## What you should do
Omit every picture and return the rest of the data unaltered.

## Given material
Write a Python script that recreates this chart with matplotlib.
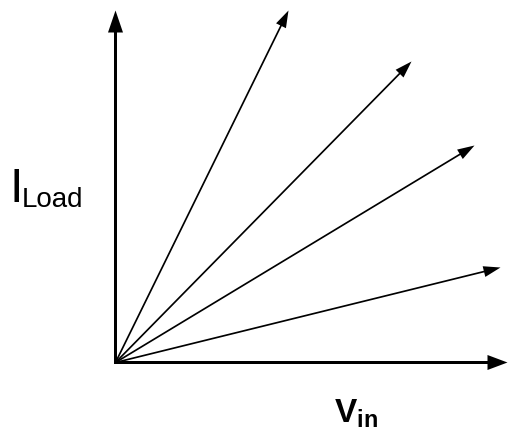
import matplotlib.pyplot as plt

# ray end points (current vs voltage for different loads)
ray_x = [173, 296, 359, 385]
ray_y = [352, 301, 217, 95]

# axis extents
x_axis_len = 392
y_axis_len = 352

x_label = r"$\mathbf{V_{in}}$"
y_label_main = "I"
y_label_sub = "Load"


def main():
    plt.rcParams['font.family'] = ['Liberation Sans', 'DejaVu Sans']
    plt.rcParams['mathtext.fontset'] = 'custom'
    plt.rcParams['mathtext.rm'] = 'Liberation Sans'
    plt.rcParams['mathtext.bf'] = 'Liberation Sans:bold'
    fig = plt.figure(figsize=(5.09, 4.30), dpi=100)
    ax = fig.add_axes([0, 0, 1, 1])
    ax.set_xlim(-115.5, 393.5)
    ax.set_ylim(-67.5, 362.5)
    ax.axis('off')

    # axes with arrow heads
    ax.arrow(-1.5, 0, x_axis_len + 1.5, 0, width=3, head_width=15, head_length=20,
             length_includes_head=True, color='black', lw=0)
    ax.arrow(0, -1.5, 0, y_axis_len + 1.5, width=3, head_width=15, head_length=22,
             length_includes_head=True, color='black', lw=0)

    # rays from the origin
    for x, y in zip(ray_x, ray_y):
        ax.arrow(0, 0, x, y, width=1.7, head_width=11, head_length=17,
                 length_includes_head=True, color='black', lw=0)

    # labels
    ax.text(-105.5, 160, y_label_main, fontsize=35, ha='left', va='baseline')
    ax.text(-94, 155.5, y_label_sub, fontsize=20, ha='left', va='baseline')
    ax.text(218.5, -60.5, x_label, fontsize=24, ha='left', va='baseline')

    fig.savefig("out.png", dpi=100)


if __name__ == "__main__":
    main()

## Exercise response
Write a Python script that recreates this chart with matplotlib.
import matplotlib.pyplot as plt

# ray end points (current vs voltage for different loads)
ray_x = [173, 296, 359, 385]
ray_y = [352, 301, 217, 95]

# axis extents
x_axis_len = 392
y_axis_len = 352

x_label = r"$\mathbf{V_{in}}$"
y_label_main = "I"
y_label_sub = "Load"


def main():
    plt.rcParams['font.family'] = ['Liberation Sans', 'DejaVu Sans']
    plt.rcParams['mathtext.fontset'] = 'custom'
    plt.rcParams['mathtext.rm'] = 'Liberation Sans'
    plt.rcParams['mathtext.bf'] = 'Liberation Sans:bold'
    fig = plt.figure(figsize=(5.09, 4.30), dpi=100)
    ax = fig.add_axes([0, 0, 1, 1])
    ax.set_xlim(-115.5, 393.5)
    ax.set_ylim(-67.5, 362.5)
    ax.axis('off')

    # axes with arrow heads
    ax.arrow(-1.5, 0, x_axis_len + 1.5, 0, width=3, head_width=15, head_length=20,
             length_includes_head=True, color='black', lw=0)
    ax.arrow(0, -1.5, 0, y_axis_len + 1.5, width=3, head_width=15, head_length=22,
             length_includes_head=True, color='black', lw=0)

    # rays from the origin
    for x, y in zip(ray_x, ray_y):
        ax.arrow(0, 0, x, y, width=1.7, head_width=11, head_length=17,
                 length_includes_head=True, color='black', lw=0)

    # labels
    ax.text(-105.5, 160, y_label_main, fontsize=35, ha='left', va='baseline')
    ax.text(-94, 155.5, y_label_sub, fontsize=20, ha='left', va='baseline')
    ax.text(218.5, -60.5, x_label, fontsize=24, ha='left', va='baseline')

    fig.savefig("out.png", dpi=100)


if __name__ == "__main__":
    main()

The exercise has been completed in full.